Reply Wed 5 Oct, 2005 04:50 pm
I just recently became aware of a certain man on my radar screen.

He's good looking, intelligent and articulate. He's hard-working and has the same kind of values I have. The more I've come to know about him, the more impressed I am with the depth of his character and soul. I also love his whole positive outlook on life.

So, of course, he's married. Not only that, he has five kids! (Three are from his wife's first marriage -- but he's been such a good stepfather to them -- they think of him as their "Dad." The youngest two are his kids --to whom he has also been an outstanding father.) This is just further proof of the kind of character that he has.

Of course, this means that I can't have him. I'd never approach someone who's married, even if they didn't have any kids -- I just don't do that sort of thing.

But this is what I'm wondering. Why does it always seem like when I finally find someone who is exactly what I've been looking for...it always turns out that someone else got there way ahead of me?

Now, if you want an immature, arrogant jerk who's full of himself and thinks he's God's gift to women, or doesn't even want a relationship...there are plenty of those around. They're easy to find!

But all of the good guys are taken!
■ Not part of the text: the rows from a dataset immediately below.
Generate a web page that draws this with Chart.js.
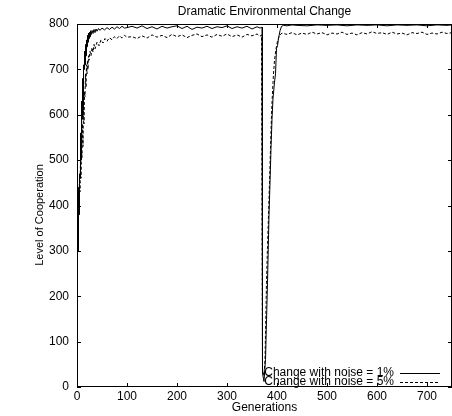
<!DOCTYPE html>
<html>
<head>
<meta charset="utf-8">
<script src="https://cdn.jsdelivr.net/npm/chart.js@4/dist/chart.umd.min.js"></script>
<style>
  html, body { margin: 0; padding: 0; background: #fff; }
  #wrap { width: 452px; height: 416px; }
</style>
</head>
<body>
<div id="wrap"><canvas id="coop"></canvas></div>
<script>
// data
var chartTitle = "Dramatic Environmental Change";
var xTitle = "Generations";
var yTitle = "Level of Cooperation";
var labelA = "Change with noise = 1%";
var labelB = "Change with noise = 5%";

var xTicks = [0, 100, 200, 300, 400, 500, 600, 700];
var yTicks = [0, 100, 200, 300, 400, 500, 600, 700, 800];

var gensA = [0,1,2,3,4,5,6,7,8,9,10,11,12,13,14,15,16,17,18,19,20,21,22,23,24,25,26,27,28,30,32,34,36,38,40,43,46,50,55,60,65,70,75,80,85,90,95,100,
  110,120,130,140,150,160,170,180,190,200,210,220,230,240,250,260,270,280,290,300,310,320,330,340,350,360,366,370,
  371,374,377,381,384,386,388,390,392,395,397,399,401,403,406,409,413,420,430,440,460,480,500,520,540,560,580,600,620,640,660,680,700,720,740,750];
var valsA = [200,450,300,440,380,470,460,560,500,630,590,680,620,710,700,740,710,755,730,765,750,775,760,780,768,782,772,785,776,786,779,788,781,789,784,790,786,791,787,792,788,793,789,794,790,795,791,792,
  795,791,796,790,794,789,795,791,794,796,790,795,788,793,791,795,790,794,792,796,790,794,791,795,789,794,791,793,
  30,12,60,231,379,450,526,590,636,672,690,746,752,768,785,795,797,796,798,797,796,798,797,798,796,798,797,798,796,798,797,798,796,798,797,798,797];

var gensB = [0,1,2,3,4,5,6,7,8,9,10,11,12,13,14,15,16,17,18,19,20,21,22,23,24,26,28,30,32,34,36,40,44,48,52,56,60,65,70,75,80,85,90,95,100,
  110,120,130,140,150,160,170,180,190,200,210,220,230,240,250,260,270,280,290,300,310,320,330,340,350,360,366,369,
  371,374,376,379,381,383,385,387,389,391,393,395,398,401,405,410,420,430,440,450,460,470,480,490,500,510,520,530,540,550,560,570,580,590,600,
  610,620,630,640,650,660,670,680,690,700,710,720,730,740,750];
var valsB = [200,360,300,420,380,470,430,500,460,520,505,580,530,620,580,650,640,690,660,710,690,720,700,730,720,740,730,748,738,755,745,760,752,765,758,768,762,770,765,772,768,774,769,775,771,
  772,768,774,769,776,771,775,770,777,772,776,770,775,778,772,776,771,777,773,778,772,776,771,777,774,778,773,776,
  40,25,60,231,310,379,450,526,600,650,690,720,745,762,775,780,777,781,776,780,777,782,778,781,776,780,778,782,777,780,776,781,778,783,779,
  781,777,782,778,780,776,781,779,782,777,780,778,782,779,781];

function toPoints(xs, ys) {
  var pts = [];
  for (var i in xs) {
    pts.push({x: xs[i], y: ys[i]});
  }
  return pts;
}

var FONT = '"Liberation Sans", Arial, sans-serif';

// gnuplot style frame, inward ticks on all four sides, titles and the key inside the plot
var frameAndKey = {
  id: 'frameAndKey',
  afterDatasetsDraw: function(chart) {
    var ctx = chart.ctx;
    var a = chart.chartArea;
    var xs = chart.scales.x, ys = chart.scales.y;
    ctx.save();
    ctx.strokeStyle = '#000';
    ctx.lineWidth = 1;
    ctx.setLineDash([]);
    ctx.strokeRect(a.left + 0.5, a.top + 0.5, a.right - a.left - 1, a.bottom - a.top - 1);
    ctx.beginPath();
    xTicks.forEach(function(v) {
      var px = Math.round(xs.getPixelForValue(v)) + 0.5;
      ctx.moveTo(px, a.bottom); ctx.lineTo(px, a.bottom - 4);
      ctx.moveTo(px, a.top); ctx.lineTo(px, a.top + 4);
    });
    yTicks.forEach(function(v) {
      var py = Math.round(ys.getPixelForValue(v)) + 0.5;
      ctx.moveTo(a.left, py); ctx.lineTo(a.left + 4, py);
      ctx.moveTo(a.right, py); ctx.lineTo(a.right - 4, py);
    });
    ctx.stroke();

    ctx.fillStyle = '#000';
    ctx.font = '12px ' + FONT;
    ctx.textAlign = 'center';
    ctx.textBaseline = 'middle';
    ctx.fillText(chartTitle, (a.left + a.right) / 2, 12);
    ctx.fillText(xTitle, (a.left + a.right) / 2, 408);

    ctx.save();
    ctx.translate(40, 215);
    ctx.rotate(-Math.PI / 2);
    ctx.font = '11px ' + FONT;
    ctx.fillText(yTitle, 0, 0);
    ctx.restore();

    // key
    ctx.textAlign = 'right';
    var rows = [373, 382];
    chart.data.datasets.forEach(function(ds, i) {
      ctx.fillText(ds.label, 394, rows[i]);
      ctx.beginPath();
      ctx.setLineDash(ds.borderDash || []);
      ctx.moveTo(400, rows[i] + 0.5);
      ctx.lineTo(440, rows[i] + 0.5);
      ctx.stroke();
    });
    ctx.restore();
  }
};

var ctx = document.getElementById('coop');

var lineChart = new Chart(ctx, {
  type: 'line',
  data: {
    datasets: [
      {
        label: labelA,
        data: toPoints(gensA, valsA),
        borderColor: '#000',
        borderWidth: 1,
        pointRadius: 0,
        tension: 0
      },
      {
        label: labelB,
        data: toPoints(gensB, valsB),
        borderColor: '#000',
        borderWidth: 1,
        borderDash: [3, 2],
        pointRadius: 0,
        tension: 0
      }
    ]
  },
  options: {
    responsive: true,
    maintainAspectRatio: false,
    animation: false,
    layout: { padding: { top: 24, left: 0, right: 0, bottom: 0 } },
    plugins: {
      legend: { display: false },
      tooltip: { enabled: false },
      title: { display: false }
    },
    scales: {
      x: {
        type: 'linear',
        min: 0,
        max: 750,
        grid: { display: false, drawTicks: false },
        border: { display: false },
        afterBuildTicks: function(scale) {
          scale.ticks = xTicks.map(function(v) { return {value: v}; });
        },
        afterFit: function(scale) { scale.height = 29; },
        ticks: {
          color: '#000',
          padding: 2,
          maxRotation: 0,
          font: { family: FONT, size: 12 }
        }
      },
      y: {
        min: 0,
        max: 800,
        grid: { display: false, drawTicks: false },
        border: { display: false },
        afterBuildTicks: function(scale) {
          scale.ticks = yTicks.map(function(v) { return {value: v}; });
        },
        afterFit: function(scale) { scale.width = 77; },
        ticks: {
          color: '#000',
          padding: 8,
          font: { family: FONT, size: 12 }
        }
      }
    }
  },
  plugins: [frameAndKey]
});
</script>
</body>
</html>
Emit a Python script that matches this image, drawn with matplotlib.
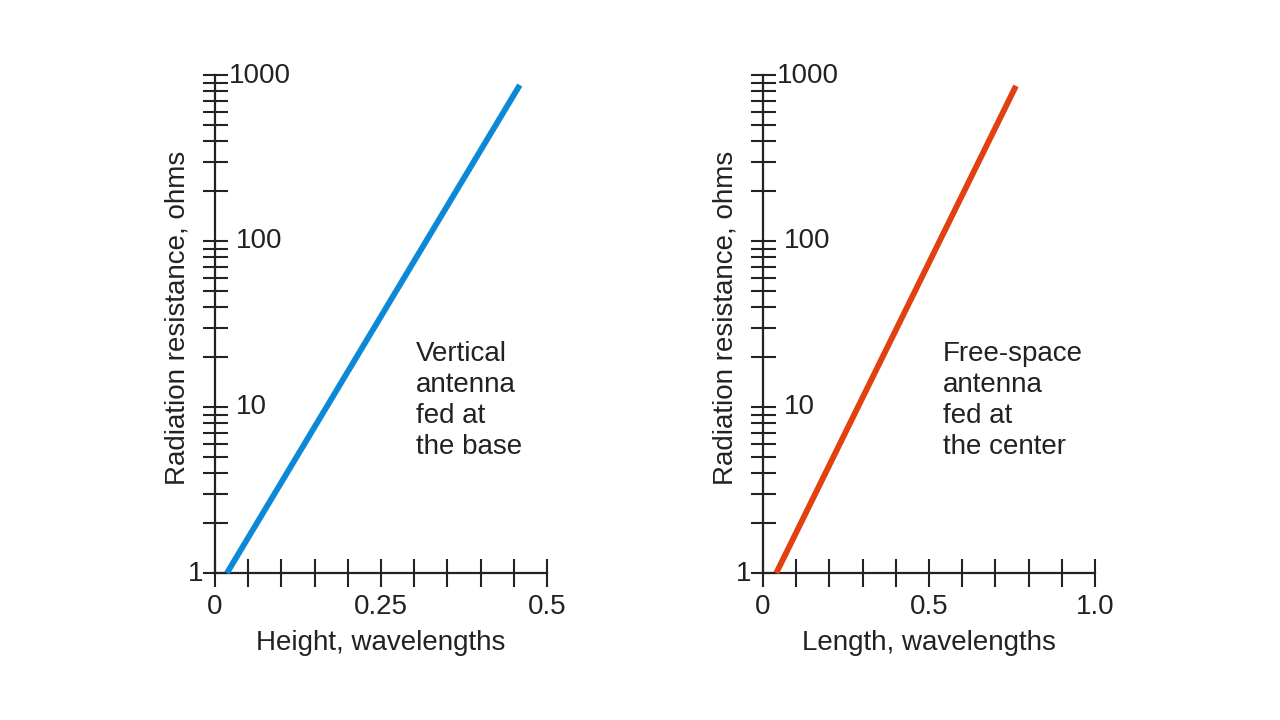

And there doesn't seem to be any place that millions of single women haven't already looked!

It's like when you go to the store, because you saw a pair of shoes in a catalogue that you really want. But when you get to the store, they don't have the shoes in your size or the color you want....but there are plenty of shoes in ugly colors, if you'd like to try some of them on.

But who wants to?

Sigh...I'm sorry about all this. I'm just feeling discouraged, and I needed to vent.

Thank you for being there and listening.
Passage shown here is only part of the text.